IT executive Ashok Gopinathan sets aside 40% of his salary every month. The 26-year-old from Chennai has been doing this for the past two years. For the time being, he parks the money in his savings bank account. Ashok knows this is not enough. He needs to make the money grow as well. But how? The young techie has so many questions:
What would be the best place to invest?
Would stock markets work for him?
What about mutual funds?
Should he look at the tried and tested Public Provident Fund (PPF)?
Understanding Ashok’s predicament is not difficult. Many people face a similar situation. You need to be smart about the choice of investment. Yet, this is easier said than done. One wrong choice and you may have to pay the price.
What qualifies as a good investment?
Before Ashok starts looking for investment avenues, he must answer a basic question:
How much risk is he willing to take?
For investors above 40 years of age, it should not be much. For 20-somethings, the risk profile can be higher. But there are exceptions to both cases.
Four factors are important in deciding a ‘good’ investment:
The investor’s age
The income profile
The risk appetite
The return expectation
What should junior-level IT industry executives like Ashok do? It could be a good strategy to split investments between stock markets and mutual funds of varying risk. He could then add a layer of protection with a Term life insurance. This strategy of separating investments from insurance could be ideal from the point of maximising both protection and return generation.
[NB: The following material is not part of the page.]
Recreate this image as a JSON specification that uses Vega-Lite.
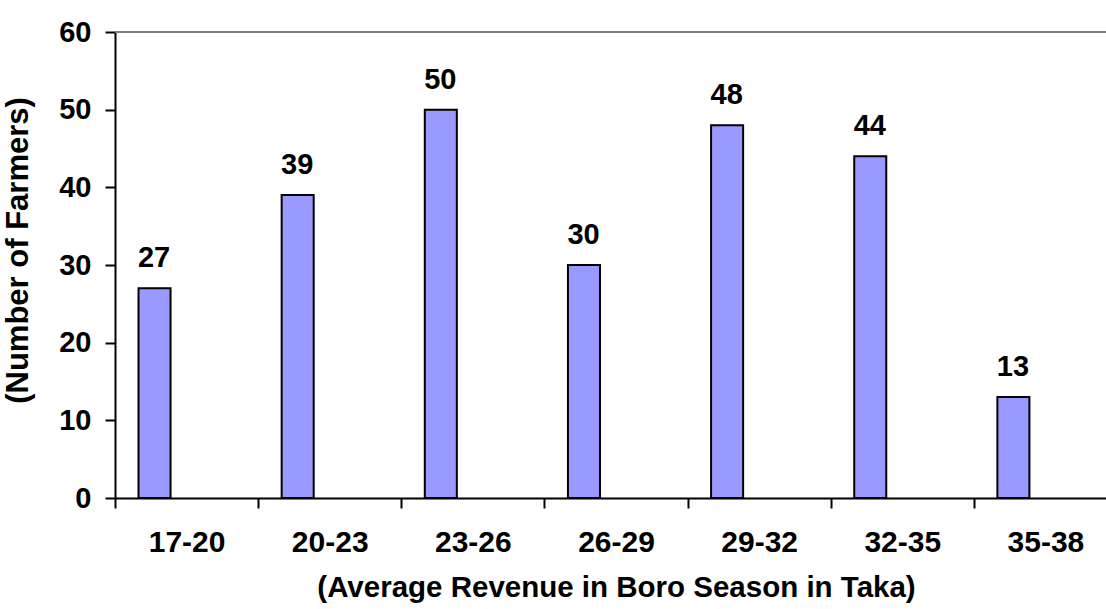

But Ashok’s 60-year-old father would have to use a different tactic. Bank fixed deposits, senior citizens schemes, and post office schemes could work better in his case.
But these aren’t your only options. Here’s a look at some lucrative options for investment keeping in mind different risk profiles:These are your 7 best investment options – ppt
A list of the best investment options
Public-provident Fund (PPF): Here is a popular option and a low-risk one too. This government-backed fund generates a fixed income for investors. The current interest is 8.1% with a lock-in period of 15 years. An investor can contribute as little as Rs 500 towards the fund each year. The upper limit is Rs 1.5 lakh per year.
Insurance: This low-risk option is ideal for long-term wealth creation. Insurance products have evolved and offer more than just life cover today. In fact, they come with several added benefits. This makes many insurance policies useful as tools for saving. The typical returns on investment-linked insurance plans are 6–8%. Besides, there are different kinds of plans. You can choose policies that will give you a regular monthly income. Or get a plan that helps you create a fund for your child’s education or wedding. Some schemes allow you to withdraw a part of your savings to meet expenses.
National Pension Scheme (NPS): This scheme offers low-risk, long-term wealth creation. This is another government-backed option. You get to invest in equities and bonds through the NPS. In 2016, the returns of various funds were 9.46%. The returns are tax-free. The best part is it can get you an extra tax deduction of Rs 50,000—over and above the Rs 1.5 lakh limit.
Mutual Funds: MFs are popular and carry different levels of risk. There are plans for everyone. For example, debt mutual funds come with minimum risk. They are ideal for elderly people like Ashok’s father. Such investments can even provide a fixed income if preferred. The returns here usually do not exceed 8%, but have touched 10-12% in some years. Equity mutual funds, on the other hand, generate returns up to 20% yearly returns. But the risks are higher. Equity funds are ideal for long-term wealth creation.
Stock Market: Investing in the stock market is risky. The risk may be medium to high. You can use stocks for short-term and long-term wealth creation. But it helps to be cautious and to make informed choices. The average return for the past 15 years has been 12.5% for the benchmark index NSE Nifty. And if your stock selection has been good, then you could even get higher returns.
Bonds: These are ideal for long-term wealth protection and relatively safe. Bonds function in a regulated environment and have government backing. A 10-year bond may generate a return of 8%. This is a good option for risk-averse investors. Some even offer tax benefits.
Fixed Deposits: Fixed deposits are low-risk, fixed-income options. The returns vary from 5% to 8%, though the rates change often. The tenure of investment varies from as little as seven days to 10 years. The only risk is that interest rates could fall over time as inflation comes down.
It’s quite amazing that you are proactively thinking about money—just like the efficient Ashok Gopinathan. This itself can get you far in life. The only thing that can make this journey better for you is choosing the right investment option. However, remember to diversify. Don’t limit yourself to one investment option.